Max, protagonista de Los monstruos, inicia su andadura con una concatenación de sucesos que acentuan su extrañamiento infantil en un escenario esquizofrénico. Encontramos así a la señora Mahoney, que reprende al protagonista por «pedalear por ahí solo» en diciembre y sin casco: he aquí, pues, una materialización del sobreproteccionismo y miedo al otro —característica que se repite con la aparición del señor Neimenov—. A Gary como el nuevo de novio de la madre de Max, alguien que intenta contemporizar con él sin resultados. A Claire como la hermana mayor aislada del seno familiar en su grupo de amigos «fumetas», quienes responden a una venganza de Max sepultándolo en una guerra de bolas de nieve que atilda su incomprensión.

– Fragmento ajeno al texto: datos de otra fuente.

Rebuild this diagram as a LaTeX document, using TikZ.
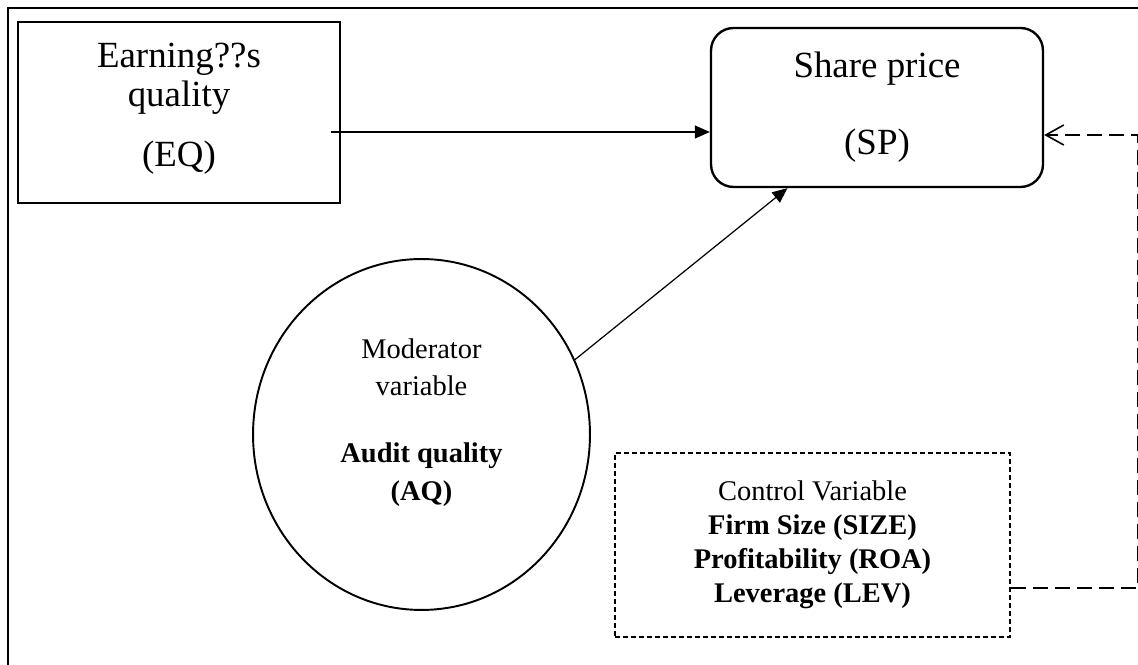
\documentclass[tikz,border=0pt]{standalone}
\usepackage{fontspec}
\setmainfont{Liberation Serif}
\usepackage{xcolor}
\usepackage{tikz}
\usetikzlibrary{positioning,arrows.meta,shapes.geometric,calc}
\definecolor{cmInk}{HTML}{000000}
\definecolor{cmWhite}{HTML}{FFFFFF}
\tikzset{
  cm-box/.style={
    draw=cmInk, line width=1.5pt, fill=cmWhite, align=center,
    inner sep=0pt, font=\fontsize{21}{22.2}\selectfont
  },
  cm-round/.style={cm-box, line width=1.35pt, rounded corners=0.45cm},
  cm-circle/.style={cm-box, ellipse, line width=1.1pt,
    font=\fontsize{16.2}{21.5}\selectfont},
  cm-dash/.style={cm-box, line width=1.4pt, dash pattern=on 0.1cm off 0.06cm,
    font=\fontsize{16.2}{19.4}\selectfont},
  cm-flow/.style={-{Triangle[length=0.3cm,width=0.26cm]}, line width=0.7pt,
    draw=cmInk},
  cm-flow-d/.style={-{Straight Barb[length=0.36cm,width=0.4cm]},
    line width=0.9pt, draw=cmInk, dash pattern=on 0.3cm off 0.14cm},
  cm-frame/.style={draw=cmInk, line width=1.1pt}
}
\begin{document}
\begin{tikzpicture}[x=0.02cm,y=0.02cm]
\useasboundingbox (0,0) rectangle (1138,665);
\draw[cm-frame] (8,0) -- (8,657) -- (1138,657);

\node[cm-box, minimum width=6.44cm, minimum height=3.62cm,
  text depth=0.3cm] (eq) at (179,552.5)
  {Earning??s\\ quality\\[11.9pt] (EQ)};
\node[cm-round, minimum width=6.64cm, minimum height=3.18cm] (sp) at (877,557.5)
  {Share price\\[21.6pt] (SP)};
\node[cm-circle, minimum width=6.74cm, minimum height=7.02cm,
  text depth=0.6cm] (aq) at (421.5,230.5)
  {Moderator\\ variable\\[16.6pt] \textbf{Audit quality}\\ \textbf{(AQ)}};
\node[cm-dash, minimum width=7.9cm, minimum height=3.68cm] (cv) at (812.5,120)
  {Control Variable\\ \textbf{Firm Size (SIZE)}\\
  \textbf{Profitability (ROA)}\\ \textbf{Leverage (LEV)}};

\draw[cm-flow] ([shift={(-10,-19.5)}]eq.east) -- ([shift={(0,-24.5)}]sp.west);
\draw[cm-flow] (aq.26) -- (sp.222);
\draw[cm-flow-d] ([shift={(0,-43)}]cv.east) -- ++(127,0)
  |- ([shift={(0,-27.5)}]sp.east);
\end{tikzpicture}
\end{document}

Al señor Perry como responsable del centro pomposamente llamado «Una Cucharadita de Deliciosas Actividades Extraescolares». Y finalmente, al señor Beckmann como el anciano que sabe leer la rabia de Max, pues él también pertenece a esa debilidad típica de la periferia demográfica.

Larry McCaffery advertía en 1982 que la literatura de la posmodernidad acostumbra a presentar «un personaje central solitario, alienado, desafectado, escéptico [...] víctima de un represivo y gélido orden social». De este modo, Eggers —como ya hiciera Barth en ese texto capital de nuestro tiempo que es Lost in the funhouse— proyecta en un menor de edad el conflicto por el hallazgo del lugar simbólico más favorable para uno mismo. Una búsqueda que lo lleva a llamar la atención de los suyos de forma cada vez más patética, hasta llegar a la culminación de la mutación kafkiana de Max en monstruo que altera el orden familiar, en su caso mediante el disfraz de lobo. Y luego: la huida del hogar hasta llegar a una bahía en la que encuentra un barco para fletar él solo, en dirección a la isla de Los monstruos. Es decir, si elegimos esta novela como infantil, lo que Eggers hará será trabajar con los mecanismos elementales del género, desviando la hipertrofia del storytelling y el maximalismo hacia algo tan aparentemente vulgar como es realizar las fantasías improbables de un menor.

Menoscabado por todos en su lugar de origen, gracias a una mentira Max consigue transformarse en rey de los monstruos: «está claro que eres el gobernante supremo y puedes hacer lo que quieras con las cosas. Y si alguien te dice lo contrario o intenta comérsete la cara o alguna extremidad, vienes y me lo dices, que ya lo aplastaré yo con rocas o algo», dice Carol, consumando así la ansiedad de reconocimiento y protección que el menor precisa. Pero aun con las virtudes que su nuevo medio le ofrece, incluido un submundo en donde «solo ocurran las cosas que quieras que pasen» (p. 121), el protagonista debe lastrar con problemas tales como la responsabilidad de dirigir a sus nuevos súbditos, pero también con inquietudes más telúricas como el hambre y la nostalgia de la misma cocina que fue génesis de su exilio. Empiezan las dudas.